• _STATED TASK_: Search the material below for the string "React" and list each line that holds it.
══ DATA LINES
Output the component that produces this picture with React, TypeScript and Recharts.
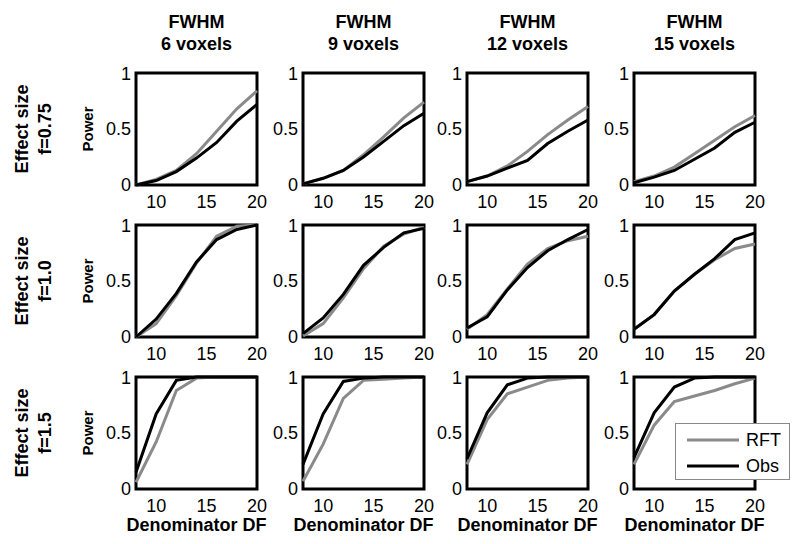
import { LineChart, Line, XAxis, YAxis, ReferenceArea, Legend } from 'recharts';

const df = [8, 10, 12, 14, 16, 18, 20];
const fwhmLabels = ['6 voxels', '9 voxels', '12 voxels', '15 voxels'];
const effectLabels = ['f=0.75', 'f=1.0', 'f=1.5'];
const seriesNames = ['RFT', 'Obs'];
const xTicks = [10, 15, 20];
const yTicks = [0, 0.5, 1];

// one array per FWHM column (6, 9, 12, 15 voxels), values at each df
const rftF075 = [
  [0.0, 0.05, 0.13, 0.28, 0.48, 0.68, 0.84],
  [0.01, 0.06, 0.13, 0.27, 0.43, 0.6, 0.74],
  [0.03, 0.08, 0.17, 0.3, 0.45, 0.58, 0.7],
  [0.03, 0.08, 0.16, 0.28, 0.4, 0.52, 0.62],
];
const obsF075 = [
  [0.0, 0.04, 0.12, 0.24, 0.38, 0.57, 0.72],
  [0.01, 0.06, 0.13, 0.25, 0.39, 0.53, 0.64],
  [0.03, 0.08, 0.15, 0.22, 0.37, 0.48, 0.58],
  [0.02, 0.07, 0.13, 0.23, 0.33, 0.47, 0.56],
];
const rftF10 = [
  [0.0, 0.12, 0.37, 0.66, 0.9, 0.99, 1.0],
  [0.01, 0.12, 0.35, 0.61, 0.81, 0.92, 0.98],
  [0.07, 0.2, 0.43, 0.65, 0.79, 0.86, 0.9],
  [0.07, 0.2, 0.41, 0.56, 0.69, 0.79, 0.83],
];
const obsF10 = [
  [0.0, 0.16, 0.39, 0.67, 0.87, 0.96, 1.0],
  [0.03, 0.17, 0.38, 0.64, 0.8, 0.93, 0.97],
  [0.08, 0.18, 0.42, 0.62, 0.77, 0.87, 0.96],
  [0.07, 0.2, 0.41, 0.56, 0.7, 0.87, 0.93],
];
const rftF15 = [
  [0.06, 0.42, 0.88, 0.99, 1.0, 1.0, 1.0],
  [0.07, 0.4, 0.81, 0.97, 0.98, 0.99, 1.0],
  [0.22, 0.62, 0.85, 0.91, 0.97, 0.99, 1.0],
  [0.22, 0.57, 0.78, 0.83, 0.88, 0.94, 0.99],
];
const obsF15 = [
  [0.15, 0.67, 0.97, 1.0, 1.0, 1.0, 1.0],
  [0.22, 0.67, 0.96, 0.99, 1.0, 1.0, 1.0],
  [0.27, 0.68, 0.93, 0.99, 1.0, 1.0, 1.0],
  [0.28, 0.68, 0.91, 0.99, 1.0, 1.0, 1.0],
];

const rftRows = [rftF075, rftF10, rftF15];
const obsRows = [obsF075, obsF10, obsF15];

const FONT = '"Liberation Sans", Arial, sans-serif';
const GRAY = '#8a8a8a';
const plotLefts = [136, 303, 467, 634];
const plotTops = [73, 225, 377];
const plotW = 121;
const plotH = 112;
const AXIS_W = 60;

const renderLegend = (props: any) => {
  const items = [...(props.payload || [])].sort(
    (a: any, b: any) => seriesNames.indexOf(a.value) - seriesNames.indexOf(b.value)
  );
  return (
    <div
      style={{
        border: '1px solid #888',
        background: '#fff',
        width: 115,
        height: 57,
        boxSizing: 'border-box',
        padding: '3px 0 0 11px',
        fontFamily: FONT,
      }}
    >
      {items.map((entry: any) => (
        <div key={entry.value} style={{ display: 'flex', alignItems: 'center', height: 26 }}>
          <svg width={52} height={4}>
            <line x1={0} x2={52} y1={2} y2={2} stroke={entry.color} strokeWidth={3} />
          </svg>
          <span style={{ marginLeft: 7, fontSize: 18, color: '#000' }}>{entry.value}</span>
        </div>
      ))}
    </div>
  );
};

function Panel({ row, col }: { row: number; col: number }) {
  const rft = rftRows[row][col];
  const obs = obsRows[row][col];
  const data = df.map((d, i) => ({ df: d, rft: rft[i], obs: obs[i] }));
  const isLegend = row === 2 && col === 3;
  return (
    <div style={{ position: 'absolute', left: plotLefts[col] - AXIS_W, top: plotTops[row] - 10 }}>
      <LineChart
        width={AXIS_W + plotW + 10}
        height={10 + plotH + 30}
        data={data}
        margin={{ top: 10, right: 10, bottom: 0, left: 0 }}
      >
        <XAxis
          dataKey="df"
          type="number"
          domain={[8, 20]}
          ticks={xTicks}
          height={30}
          axisLine={false}
          tickLine={false}
          tickSize={0}
          tickMargin={10}
          tick={{ fill: '#000', fontSize: 18, fontFamily: FONT }}
        />
        <YAxis
          type="number"
          domain={[0, 1]}
          ticks={yTicks}
          width={AXIS_W}
          axisLine={false}
          tickLine={false}
          tickSize={0}
          tickMargin={5}
          tick={{ fill: '#000', fontSize: 18, fontFamily: FONT }}
        />
        <Line type="linear" dataKey="rft" name="RFT" stroke={GRAY} strokeWidth={3} dot={false} isAnimationActive={false} />
        <Line type="linear" dataKey="obs" name="Obs" stroke="#000" strokeWidth={3} dot={false} isAnimationActive={false} />
        <ReferenceArea x1={8} x2={20} y1={0} y2={1} fill="none" fillOpacity={0} stroke="#000" strokeWidth={3} ifOverflow="visible" />
        {isLegend && (
          <Legend
            layout="horizontal"
            align="center"
            verticalAlign="middle"
            content={renderLegend}
            wrapperStyle={{ left: 101, top: 56, width: 115, height: 57 }}
          />
        )}
      </LineChart>
    </div>
  );
}

const rotated = (cx: number, cy: number, size: number): React.CSSProperties => ({
  position: 'absolute',
  left: cx,
  top: cy,
  transform: 'translate(-50%, -50%) rotate(-90deg)',
  whiteSpace: 'nowrap',
  fontWeight: 'bold',
  fontSize: size,
  lineHeight: 1,
});

export default function App() {
  return (
    <div
      style={{
        position: 'absolute',
        left: 0,
        top: 0,
        width: 800,
        height: 544,
        background: '#fff',
        fontFamily: FONT,
        color: '#000',
      }}
    >
      {fwhmLabels.map((lab, c) => (
        <div
          key={lab}
          style={{
            position: 'absolute',
            left: plotLefts[c] + plotW / 2 - 60,
            width: 120,
            top: 11,
            textAlign: 'center',
            fontWeight: 'bold',
            fontSize: 18,
            lineHeight: '22px',
          }}
        >
          <div>FWHM</div>
          <div>{lab}</div>
        </div>
      ))}
      {effectLabels.map((lab, r) => (
        <div key={lab}>
          <div style={rotated(22, plotTops[r] + plotH / 2, 18)}>Effect size</div>
          <div style={rotated(45, plotTops[r] + plotH / 2, 18)}>{lab}</div>
        </div>
      ))}
      {[0, 1, 2].map((r) =>
        [0, 1, 2, 3].map((c) => <Panel key={`${r}-${c}`} row={r} col={c} />)
      )}
      {[0, 1, 2].map((r) => (
        <div key={`p${r}`} style={rotated(plotLefts[0] - 49, plotTops[r] + plotH / 2, 15)}>
          Power
        </div>
      ))}
      {plotLefts.map((l) => (
        <div
          key={`x${l}`}
          style={{
            position: 'absolute',
            left: l + plotW / 2 - 80,
            width: 160,
            top: 515,
            textAlign: 'center',
            fontWeight: 'bold',
            fontSize: 18,
            lineHeight: '20px',
          }}
        >
          Denominator DF
        </div>
      ))}
    </div>
  );
}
════
• _TASK OUTPUT_:
Output the component that produces this picture with React, TypeScript and Recharts.
const rotated = (cx: number, cy: number, size: number): React.CSSProperties => ({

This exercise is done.